An elected official is proposing major changes to the city's land-use process after community opposition led the City Council to reject two projects earlier this year.
The developments would have included about 375 affordable apartments, and more could soon be lost: Protesters recently shut down a meeting about a Williamsburg proposal that planned for 1,146 apartments, according to the developer, perhaps a third of them affordable.

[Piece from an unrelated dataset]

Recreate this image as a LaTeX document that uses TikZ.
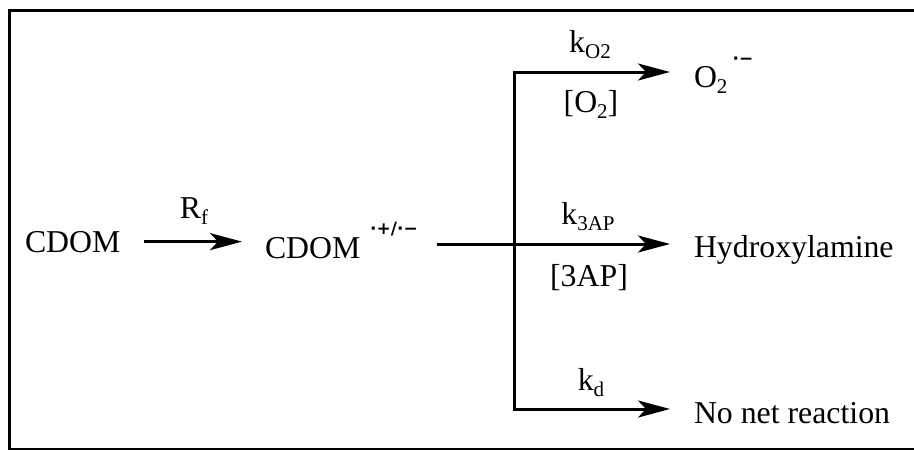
\documentclass[tikz,border=0pt]{standalone}
\usepackage{fontspec}
\setmainfont{Liberation Serif}
\newfontfamily\chgfont{DejaVu Sans}
\usetikzlibrary{arrows.meta}
\newcommand\lsub[1]{\raisebox{-6pt}{\fontsize{21}{21}\selectfont #1}}
\begin{document}
\begin{tikzpicture}[x=1pt,y=-1pt,
  txt/.style={inner sep=0pt, outer sep=0pt, font=\fontsize{31.8}{38}\selectfont},
  chg/.style={inner sep=0pt, outer sep=0pt, font=\fontsize{17}{17}\chgfont\bfseries},
  wire/.style={line width=3pt, line join=miter, line cap=butt},
  arr/.style={wire, -{Stealth[length=32pt,width=17pt,inset=8pt]}}]
\useasboundingbox (0,0) rectangle (914,450);
\draw[line width=3pt] (9.5,10.5) rectangle (920,449);
% species
\node[txt, anchor=base west] (cdom1) at (25,252) {CDOM};
\node[txt, anchor=base] (rf) at (194,218) {R\lsub{f}};
\node[txt, anchor=base west] (cdom2) at (265,258) {CDOM};
\node[chg] (charge) at (394,229) {·+/·−};
\node[txt, anchor=base west] (o2) at (694,87) {O\lsub{2}};
\node[chg] (o2charge) at (743,61) {·−};
\node[txt, anchor=base west] (hyd) at (694,257) {Hydroxylamine};
\node[txt, anchor=base west] (nonet) at (694,423) {No net reaction};
% rate labels
\node[txt, anchor=base] (ko2) at (590,52) {k\lsub{O2}};
\node[txt, anchor=base] (co2) at (591,112) {[O\lsub{2}]};
\node[txt, anchor=base] (k3ap) at (588,224) {k\lsub{3AP}};
\node[txt, anchor=base] (c3ap) at (589,286) {[3AP]};
\node[txt, anchor=base] (kd) at (591,390) {k\lsub{d}};
% junction points
\coordinate (start) at (437,244);
\coordinate (split) at (514,244);
\coordinate (splitT) at (514,72);
\coordinate (splitB) at (514,409);
% connectors
\draw[arr, shorten <=24pt, shorten >=23pt] (cdom1.east) -- (cdom1.east -| cdom2.west);
\draw[arr, shorten >=24pt] (start) -- (hyd.west |- start);
\draw[arr, shorten >=24pt] (split) -- (splitT) -- (o2.west |- splitT);
\draw[arr, shorten >=24pt] (split) -- (splitB) -- (nonet.west |- splitB);
\end{tikzpicture}
\end{document}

Councilman Antonio Reynoso released a white paper Tuesday arguing for more community engagement whenever projects proposed by private developers need approval from the city. The idea is for developers to address local concerns early, thus tempering the sort of opposition that led lawmakers to denounce a 209-unit affordable development proposed for Sunnyside and a 355-unit building proposed for Inwood that would have been half affordable. The developer of the Sunnyside building withdrew its application before it could go to a vote, while the Inwood proposal was rejected by the City Council, which votes as a body on land-use matters but typically defers to the wishes of the local representative.
"Under my process, [the community's] concerns hopefully would have been known and addressed earlier," Reynoso said.
The white paper, which Reynoso characterized as a starting point for potentially broader reforms, outlines eight changes he believes would make the city's public review procedure less contentious. The biggest switch would be to publicize plans from private developers well before it is too late to change them.